Code that draws figures
⁂

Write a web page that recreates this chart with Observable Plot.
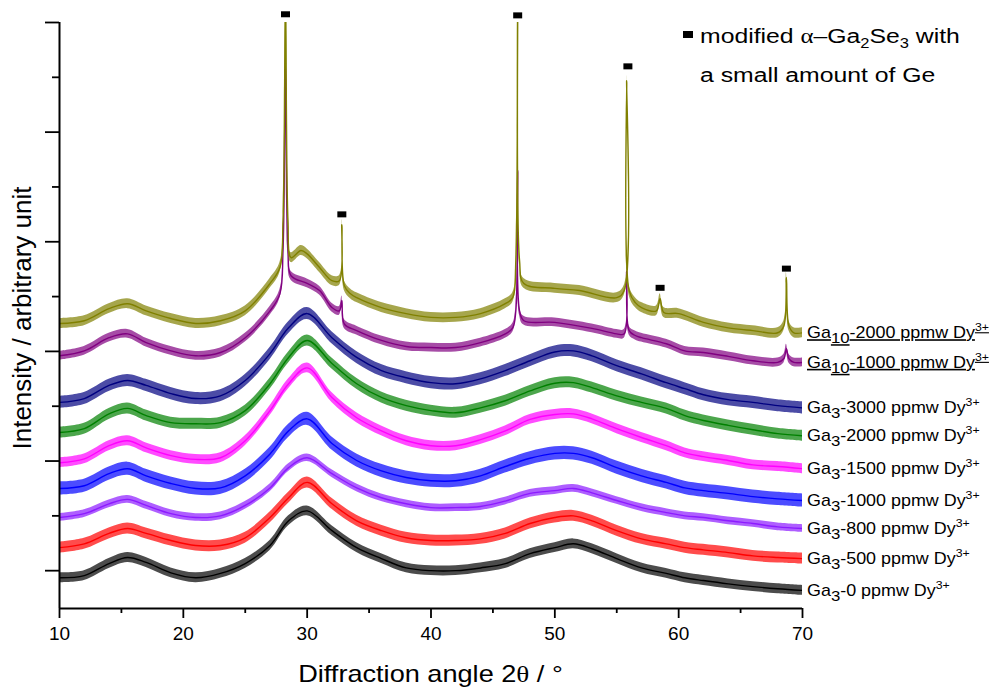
<!DOCTYPE html>
<html><head><meta charset="utf-8">
<script src="https://cdn.jsdelivr.net/npm/d3@7"></script>
<script src="https://cdn.jsdelivr.net/npm/@observablehq/plot@0.6"></script>
<style>body{margin:0;background:#fff} #chart{width:995px;height:687px}</style>
</head><body><div id="chart"></div>
<script>
// ---- data (y in arbitrary units, offset stacked) ----
const angleGa3 = [10, 12, 14, 15.5, 17, 19, 21, 23, 25, 27, 28.5, 30, 32, 34, 36, 38, 40, 42, 44, 46, 48, 50, 51.5, 53, 55, 57, 59, 60.5, 62, 64, 66, 68, 70];
const ga3_0    = [-0.13, -0.09, 0.13, 0.24, 0.15, -0.04, -0.13, -0.05, 0.13, 0.46, 0.91, 1.09, 0.73, 0.42, 0.22, 0.05, 0.00, 0.00, 0.05, 0.13, 0.31, 0.42, 0.49, 0.40, 0.22, 0.05, -0.05, -0.13, -0.18, -0.24, -0.29, -0.33, -0.36];
const ga3_500  = [0.42, 0.49, 0.68, 0.77, 0.68, 0.55, 0.46, 0.46, 0.60, 0.97, 1.33, 1.61, 1.22, 0.91, 0.73, 0.60, 0.55, 0.55, 0.58, 0.68, 0.86, 0.97, 1.00, 0.91, 0.73, 0.58, 0.49, 0.42, 0.38, 0.33, 0.27, 0.24, 0.22];
const ga3_800  = [0.97, 1.04, 1.22, 1.30, 1.19, 1.04, 0.97, 1.00, 1.19, 1.51, 1.88, 2.06, 1.77, 1.51, 1.33, 1.22, 1.15, 1.15, 1.17, 1.27, 1.41, 1.46, 1.50, 1.42, 1.28, 1.15, 1.06, 1.00, 0.97, 0.91, 0.86, 0.80, 0.77];
const ga3_1000 = [1.50, 1.55, 1.77, 1.86, 1.73, 1.59, 1.50, 1.51, 1.73, 2.13, 2.55, 2.77, 2.32, 2.01, 1.82, 1.70, 1.64, 1.64, 1.73, 1.90, 2.05, 2.14, 2.14, 2.06, 1.88, 1.73, 1.61, 1.51, 1.46, 1.41, 1.35, 1.31, 1.28];
const ga3_1500 = [1.97, 2.04, 2.28, 2.37, 2.24, 2.10, 2.03, 2.06, 2.37, 2.92, 3.41, 3.70, 3.16, 2.79, 2.55, 2.37, 2.28, 2.28, 2.39, 2.55, 2.76, 2.85, 2.86, 2.77, 2.59, 2.43, 2.28, 2.15, 2.08, 2.01, 1.93, 1.90, 1.86];
const ga3_2000 = [2.52, 2.59, 2.86, 2.96, 2.83, 2.70, 2.68, 2.70, 2.92, 3.41, 3.89, 4.20, 3.78, 3.41, 3.16, 3.01, 2.92, 2.88, 2.97, 3.10, 3.28, 3.42, 3.43, 3.34, 3.19, 3.07, 2.96, 2.83, 2.74, 2.65, 2.57, 2.50, 2.46];
const ga3_3000 = [3.07, 3.14, 3.38, 3.47, 3.38, 3.23, 3.14, 3.19, 3.47, 3.96, 4.43, 4.69, 4.25, 3.89, 3.65, 3.52, 3.43, 3.41, 3.50, 3.65, 3.83, 3.99, 4.01, 3.92, 3.74, 3.59, 3.43, 3.32, 3.21, 3.12, 3.07, 3.01, 2.97];

const angleGa10_1000 = [10, 12, 14, 15.5, 17, 19, 21, 23, 25, 27, 27.8, 28.05, 28.25, 28.45, 28.7, 30, 31, 32, 32.6, 32.8, 33.0, 34, 36, 38, 40, 42, 44, 46, 46.6, 46.85, 47.0, 47.15, 47.5, 50, 53, 55, 55.6, 55.8, 56.0, 56.5, 57, 59, 60.5, 62, 64, 66, 68, 68.5, 68.7, 68.9, 69.3, 70];
const ga10_1000      = [3.92, 4.01, 4.25, 4.32, 4.16, 4.01, 3.92, 3.98, 4.25, 4.74, 5.05, 5.84, 9.27, 5.84, 5.38, 5.24, 5.11, 4.80, 4.74, 4.93, 4.50, 4.38, 4.20, 4.09, 4.07, 4.07, 4.16, 4.32, 4.43, 4.74, 7.30, 4.74, 4.56, 4.53, 4.42, 4.32, 4.32, 5.46, 4.38, 4.29, 4.25, 4.14, 4.01, 3.98, 3.91, 3.83, 3.80, 3.87, 4.05, 3.87, 3.80, 3.80];

const angleGa10_2000 = [10, 12, 14, 15.5, 17, 19, 21, 23, 25, 27, 27.8, 28.05, 28.25, 28.45, 28.7, 29.5, 30, 31, 32, 32.6, 32.8, 33.0, 33.5, 34, 36, 38, 40, 42, 44, 46, 46.6, 46.85, 47.0, 47.15, 47.5, 50, 52, 55, 55.6, 55.8, 56.0, 56.5, 57, 58.2, 58.5, 58.8, 60, 62, 64, 66, 68, 68.5, 68.7, 68.9, 69.3, 70];
const ga10_2000      = [4.51, 4.56, 4.78, 4.87, 4.74, 4.60, 4.51, 4.56, 4.74, 5.24, 5.53, 6.39, 10.6, 6.39, 5.71, 5.84, 5.78, 5.53, 5.29, 5.29, 6.31, 5.20, 5.05, 4.98, 4.80, 4.69, 4.62, 4.62, 4.69, 4.87, 4.98, 5.66, 10.6, 5.66, 5.24, 5.15, 5.11, 4.98, 5.11, 8.94, 5.11, 4.89, 4.80, 4.74, 4.96, 4.71, 4.69, 4.53, 4.43, 4.38, 4.34, 4.47, 5.35, 4.47, 4.34, 4.34];

const seriesAngles = [angleGa3, angleGa3, angleGa3, angleGa3, angleGa3, angleGa3, angleGa3, angleGa10_1000, angleGa10_2000];
const seriesValues = [ga3_0, ga3_500, ga3_800, ga3_1000, ga3_1500, ga3_2000, ga3_3000, ga10_1000, ga10_2000];
const seriesColors = ["#000000", "#ff0000", "#8c1aff", "#0000ff", "#ff00ff", "#008000", "#000080", "#800080", "#808000"];
const seriesNoise  = [0.09, 0.10, 0.07, 0.12, 0.09, 0.10, 0.11, 0.08, 0.09];
const labelSub     = ["3", "3", "3", "3", "3", "3", "3", "10", "10"];
const labelRest    = ["-0 ppmw Dy", "-500 ppmw Dy", "-800 ppmw Dy", "-1000 ppmw Dy", "-1500 ppmw Dy", "-2000 ppmw Dy", "-3000 ppmw Dy", "-1000 ppmw Dy", "-2000 ppmw Dy"];
const labelUnderline = [false, false, false, false, false, false, false, true, true];

const peakAngles = [28.25, 32.8, 47.0, 55.9, 58.5, 68.7];
const peakMarkY  = [10.15, 6.50, 10.13, 9.20, 5.16, 5.51];

const xTicks = [10, 20, 30, 40, 50, 60, 70];
const xMinorTicks = [15, 25, 35, 45, 55, 65];
const yMajorTicks = [0, 2, 4, 6, 8, 10];
const yMinorTicks = [1, 3, 5, 7, 9];

// ---- build ----
const FONT = "'Liberation Sans', Arial, Helvetica, sans-serif";
const SERIF = "'Liberation Serif', 'Times New Roman', serif";
const series = seriesValues.map((vals, i) => ({
  color: seriesColors[i],
  rows: seriesAngles[i].map((a, j) => ({x: a, y: vals[j], n: seriesNoise[i]}))
}));

const rectSymbol = {draw(ctx) { ctx.rect(-4.5, -3, 9, 6); }};

const traceMarks = series.flatMap(s => [
  Plot.areaY(s.rows, {x: "x", y1: d => d.y - d.n, y2: d => d.y + d.n, fill: s.color, fillOpacity: 0.7, curve: "catmull-rom", clip: true}),
  Plot.lineY(s.rows, {x: "x", y: "y", stroke: s.color, strokeWidth: 1.4, curve: "catmull-rom", clip: true})
]);

const plot = Plot.plot({
  width: 995, height: 687,
  marginLeft: 59, marginRight: 193, marginTop: 22, marginBottom: 79,
  x: {domain: [10, 70], label: null},
  y: {domain: [-0.69, 10], label: null},
  style: {fontFamily: FONT, background: "white", color: "black", overflow: "visible"},
  marks: [
    ...traceMarks,
    Plot.axisX({ticks: xTicks, tickSize: 10, tickPadding: 8, fontSize: 19, strokeWidth: 1.8, label: null}),
    Plot.axisX({ticks: xMinorTicks, tickSize: 5, tickFormat: () => "", strokeWidth: 1.8, label: null}),
    Plot.axisY({ticks: yMajorTicks, tickSize: 14, tickFormat: () => "", strokeWidth: 1.8, label: null}),
    Plot.axisY({ticks: yMinorTicks, tickSize: 7, tickFormat: () => "", strokeWidth: 1.8, label: null}),
    Plot.ruleX([10], {strokeWidth: 2}),
    Plot.ruleY([-0.69], {strokeWidth: 2}),
    Plot.dot(peakAngles.map((a, i) => ({x: a, y: peakMarkY[i]})), {x: "x", y: "y", symbol: rectSymbol, r: 4, fill: "black", stroke: "none"})
  ]
});
document.getElementById("chart").appendChild(plot);

// ---- texts with sub/superscripts, placed through the scales ----
const svg = d3.select(plot);
const xs = plot.scale("x"), ys = plot.scale("y");

series.forEach((s, i) => {
  const last = seriesValues[i][seriesValues[i].length - 1];
  const px = xs.apply(70) + 5, py = ys.apply(last) + 6;
  const g = svg.append("g").attr("transform", `translate(${px},${py}) scale(1.12,1)`);
  const t = g.append("text").attr("font-family", FONT).attr("font-size", 16).attr("fill", "black").attr("text-anchor", "start");
  if (labelUnderline[i]) t.attr("text-decoration", "underline");
  t.append("tspan").text("Ga");
  t.append("tspan").attr("dy", 5).attr("font-size", 15).text(labelSub[i]);
  t.append("tspan").attr("dy", -5).text(labelRest[i]);
  t.append("tspan").attr("dy", -7).attr("font-size", 11).text("3+");
});

// legend
const lg = svg.append("g");
lg.append("rect").attr("x", 683).attr("y", 31).attr("width", 10).attr("height", 7).attr("fill", "black");
const l1 = lg.append("g").attr("transform", "translate(700,43) scale(1.18,1)")
  .append("text").attr("font-family", FONT).attr("font-size", 21).attr("fill", "black").attr("text-anchor", "start");
l1.append("tspan").text("modified ");
l1.append("tspan").attr("font-family", SERIF).text("α");
l1.append("tspan").text("–Ga");
l1.append("tspan").attr("dy", 5).attr("font-size", 14).text("2");
l1.append("tspan").attr("dy", -5).text("Se");
l1.append("tspan").attr("dy", 5).attr("font-size", 14).text("3");
l1.append("tspan").attr("dy", -5).text(" with");
lg.append("g").attr("transform", "translate(700,82) scale(1.18,1)")
  .append("text").attr("font-family", FONT).attr("font-size", 21).attr("fill", "black").attr("text-anchor", "start")
  .text("a small amount of Ge");

// axis titles
const xt = svg.append("g").attr("transform", `translate(${(xs.apply(10) + xs.apply(70)) / 2},682) scale(1.18,1)`)
  .append("text").attr("font-family", FONT).attr("font-size", 23).attr("text-anchor", "middle").attr("fill", "black");
xt.append("tspan").text("Diffraction angle 2");
xt.append("tspan").attr("font-family", SERIF).text("θ");
xt.append("tspan").text(" / °");

svg.append("text").attr("transform", "translate(31,318) rotate(-90)")
  .attr("font-family", FONT).attr("font-size", 26).attr("text-anchor", "middle").attr("fill", "black")
  .text("Intensity / arbitrary unit");
</script>
</body></html>
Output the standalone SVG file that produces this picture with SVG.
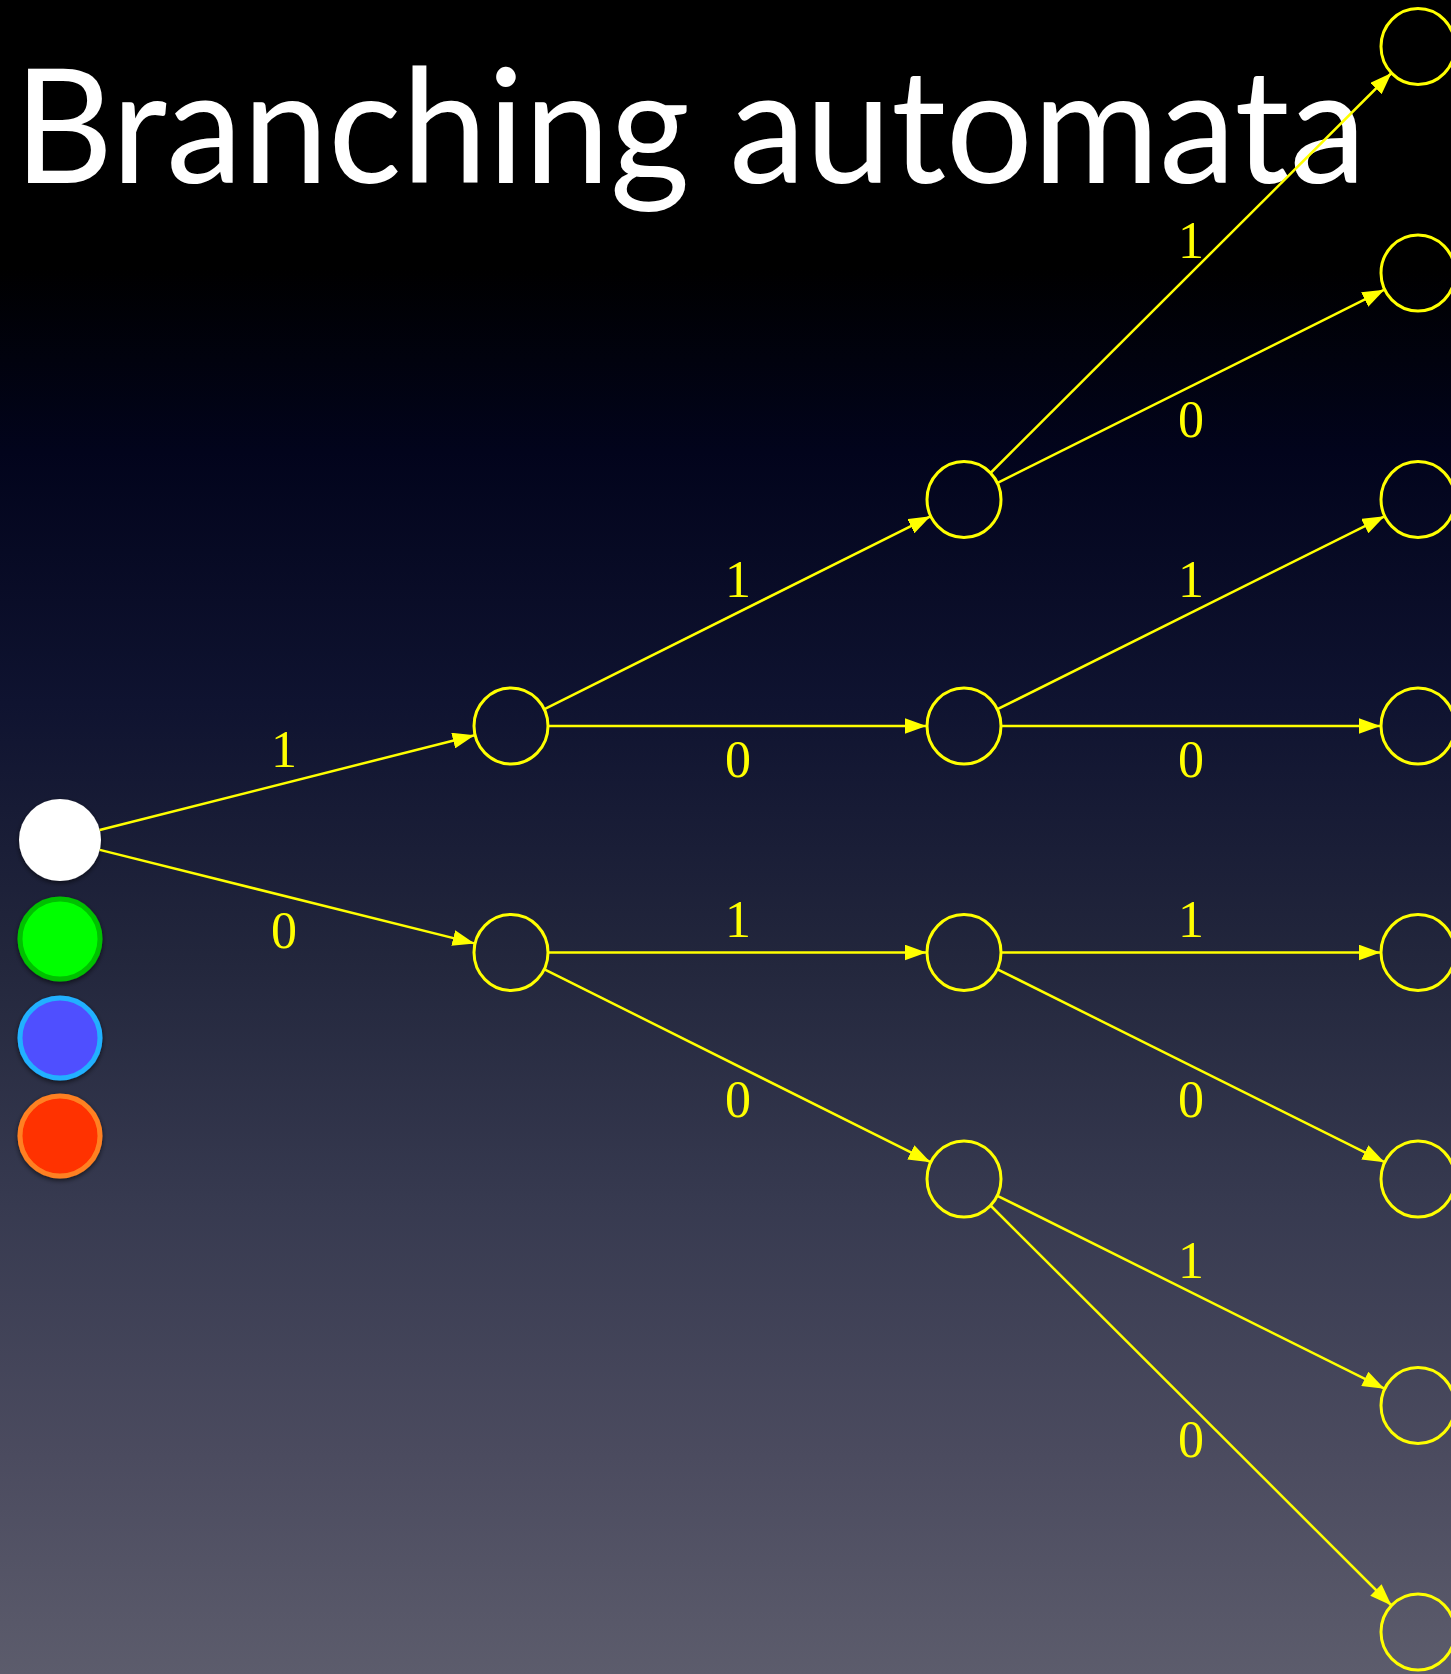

⁂

> _DIRECTIVE_: Please repeat exactly the data above from its first line to the line that contains "3.07, 3.01, 2.97];", inclusive, and leave every picture out.

> _CORRECT RESULT_:
Write a web page that recreates this chart with Observable Plot.
<!DOCTYPE html>
<html><head><meta charset="utf-8">
<script src="https://cdn.jsdelivr.net/npm/d3@7"></script>
<script src="https://cdn.jsdelivr.net/npm/@observablehq/plot@0.6"></script>
<style>body{margin:0;background:#fff} #chart{width:995px;height:687px}</style>
</head><body><div id="chart"></div>
<script>
// ---- data (y in arbitrary units, offset stacked) ----
const angleGa3 = [10, 12, 14, 15.5, 17, 19, 21, 23, 25, 27, 28.5, 30, 32, 34, 36, 38, 40, 42, 44, 46, 48, 50, 51.5, 53, 55, 57, 59, 60.5, 62, 64, 66, 68, 70];
const ga3_0    = [-0.13, -0.09, 0.13, 0.24, 0.15, -0.04, -0.13, -0.05, 0.13, 0.46, 0.91, 1.09, 0.73, 0.42, 0.22, 0.05, 0.00, 0.00, 0.05, 0.13, 0.31, 0.42, 0.49, 0.40, 0.22, 0.05, -0.05, -0.13, -0.18, -0.24, -0.29, -0.33, -0.36];
const ga3_500  = [0.42, 0.49, 0.68, 0.77, 0.68, 0.55, 0.46, 0.46, 0.60, 0.97, 1.33, 1.61, 1.22, 0.91, 0.73, 0.60, 0.55, 0.55, 0.58, 0.68, 0.86, 0.97, 1.00, 0.91, 0.73, 0.58, 0.49, 0.42, 0.38, 0.33, 0.27, 0.24, 0.22];
const ga3_800  = [0.97, 1.04, 1.22, 1.30, 1.19, 1.04, 0.97, 1.00, 1.19, 1.51, 1.88, 2.06, 1.77, 1.51, 1.33, 1.22, 1.15, 1.15, 1.17, 1.27, 1.41, 1.46, 1.50, 1.42, 1.28, 1.15, 1.06, 1.00, 0.97, 0.91, 0.86, 0.80, 0.77];
const ga3_1000 = [1.50, 1.55, 1.77, 1.86, 1.73, 1.59, 1.50, 1.51, 1.73, 2.13, 2.55, 2.77, 2.32, 2.01, 1.82, 1.70, 1.64, 1.64, 1.73, 1.90, 2.05, 2.14, 2.14, 2.06, 1.88, 1.73, 1.61, 1.51, 1.46, 1.41, 1.35, 1.31, 1.28];
const ga3_1500 = [1.97, 2.04, 2.28, 2.37, 2.24, 2.10, 2.03, 2.06, 2.37, 2.92, 3.41, 3.70, 3.16, 2.79, 2.55, 2.37, 2.28, 2.28, 2.39, 2.55, 2.76, 2.85, 2.86, 2.77, 2.59, 2.43, 2.28, 2.15, 2.08, 2.01, 1.93, 1.90, 1.86];
const ga3_2000 = [2.52, 2.59, 2.86, 2.96, 2.83, 2.70, 2.68, 2.70, 2.92, 3.41, 3.89, 4.20, 3.78, 3.41, 3.16, 3.01, 2.92, 2.88, 2.97, 3.10, 3.28, 3.42, 3.43, 3.34, 3.19, 3.07, 2.96, 2.83, 2.74, 2.65, 2.57, 2.50, 2.46];
const ga3_3000 = [3.07, 3.14, 3.38, 3.47, 3.38, 3.23, 3.14, 3.19, 3.47, 3.96, 4.43, 4.69, 4.25, 3.89, 3.65, 3.52, 3.43, 3.41, 3.50, 3.65, 3.83, 3.99, 4.01, 3.92, 3.74, 3.59, 3.43, 3.32, 3.21, 3.12, 3.07, 3.01, 2.97];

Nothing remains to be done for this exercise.